Cet arrêt met en lumière l’importance décisive de la déontologie, qui constitue l’étalon de référence de la faute civile pour les professionnels de l’immobilier. Il souligne que les obligations déontologiques ne sont pas de simples recommandations, mais bien des obligations juridiques impératives destinées à protéger les clients et préserver l’intégrité de la profession.
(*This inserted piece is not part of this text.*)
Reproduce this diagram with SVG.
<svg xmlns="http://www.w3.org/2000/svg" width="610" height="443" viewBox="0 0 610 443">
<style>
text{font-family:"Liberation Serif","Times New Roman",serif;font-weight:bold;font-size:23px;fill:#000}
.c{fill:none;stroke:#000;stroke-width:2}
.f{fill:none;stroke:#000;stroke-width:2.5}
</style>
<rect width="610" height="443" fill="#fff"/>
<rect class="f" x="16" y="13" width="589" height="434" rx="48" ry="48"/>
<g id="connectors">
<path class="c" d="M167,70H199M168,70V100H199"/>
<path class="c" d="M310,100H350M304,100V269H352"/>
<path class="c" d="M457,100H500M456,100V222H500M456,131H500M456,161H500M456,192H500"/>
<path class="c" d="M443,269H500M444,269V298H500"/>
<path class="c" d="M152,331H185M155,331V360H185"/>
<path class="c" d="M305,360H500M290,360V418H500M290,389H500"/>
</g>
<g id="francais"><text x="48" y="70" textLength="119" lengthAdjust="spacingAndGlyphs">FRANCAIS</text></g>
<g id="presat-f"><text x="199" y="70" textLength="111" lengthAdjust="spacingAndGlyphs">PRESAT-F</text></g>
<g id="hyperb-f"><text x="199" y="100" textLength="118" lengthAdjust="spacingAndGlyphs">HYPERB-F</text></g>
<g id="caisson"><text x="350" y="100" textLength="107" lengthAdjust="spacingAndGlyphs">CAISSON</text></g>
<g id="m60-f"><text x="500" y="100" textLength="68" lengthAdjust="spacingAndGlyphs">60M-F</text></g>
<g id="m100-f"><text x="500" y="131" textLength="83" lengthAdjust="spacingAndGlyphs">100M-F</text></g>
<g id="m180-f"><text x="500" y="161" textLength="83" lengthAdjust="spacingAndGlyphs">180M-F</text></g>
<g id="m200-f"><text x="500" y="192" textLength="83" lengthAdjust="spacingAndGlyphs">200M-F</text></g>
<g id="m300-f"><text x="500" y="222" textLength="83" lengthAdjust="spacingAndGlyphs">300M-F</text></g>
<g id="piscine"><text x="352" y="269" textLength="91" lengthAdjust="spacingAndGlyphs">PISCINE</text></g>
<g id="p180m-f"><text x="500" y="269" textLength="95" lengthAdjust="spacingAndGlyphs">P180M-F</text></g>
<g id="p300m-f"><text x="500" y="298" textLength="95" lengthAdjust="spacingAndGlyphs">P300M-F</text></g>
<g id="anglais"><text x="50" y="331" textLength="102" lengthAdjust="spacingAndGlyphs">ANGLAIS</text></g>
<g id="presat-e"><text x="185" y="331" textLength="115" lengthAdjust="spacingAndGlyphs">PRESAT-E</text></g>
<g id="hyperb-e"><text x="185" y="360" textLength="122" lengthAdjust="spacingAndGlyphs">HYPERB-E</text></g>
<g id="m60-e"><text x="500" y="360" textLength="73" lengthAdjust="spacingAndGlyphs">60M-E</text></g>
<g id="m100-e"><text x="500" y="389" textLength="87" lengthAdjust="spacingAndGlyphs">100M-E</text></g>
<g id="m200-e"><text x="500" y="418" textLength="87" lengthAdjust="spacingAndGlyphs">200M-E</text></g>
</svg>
De manière remarquable, cet arrêt sanctionne civilement des agissements qui auraient pu relever de qualifications pénales telles que l’abus de faiblesse prévu par l’article 223-15-2 du Code pénal. Ce texte protège spécifiquement les personnes vulnérables contre les actes visant à exploiter leur état de faiblesse à des fins personnelles ou financières. Ici, c’est le recours au corpus déontologique de la profession qui permet à la juridiction civile d’ériger ces manquements en véritable faute génératrice de responsabilité.

Les professionnels de l’immobilier doivent donc prendre conscience que le respect strict des règles déontologiques ne constitue pas seulement une garantie pour eux-mêmes, mais aussi et surtout une protection essentielle pour leurs mandants, permettant de préserver durablement la confiance nécessaire au bon exercice de cette profession réglementée.

Il faut également retenir de cette affaire une vigilance accrue dans la rédaction des avis de valeur : leur contenu engage, et toute approximation ou fourchette excessive pourra être perçue comme un biais intentionnel si elle coïncide avec un projet d’acquisition par l’agent lui-même. L’avis de valeur n’est pas un document anodin : il est, dans bien des cas, l’acte fondateur de la relation de confiance entre l’agent et son client.

En creux, cette décision illustre une évolution plus large du contentieux : le glissement d’une logique purement contractuelle vers une appréciation normative des comportements professionnels. Une illustration, s’il en fallait, que le droit des affaires immobilières n’est plus uniquement une affaire de contrats, mais aussi – et surtout – une affaire de conduite.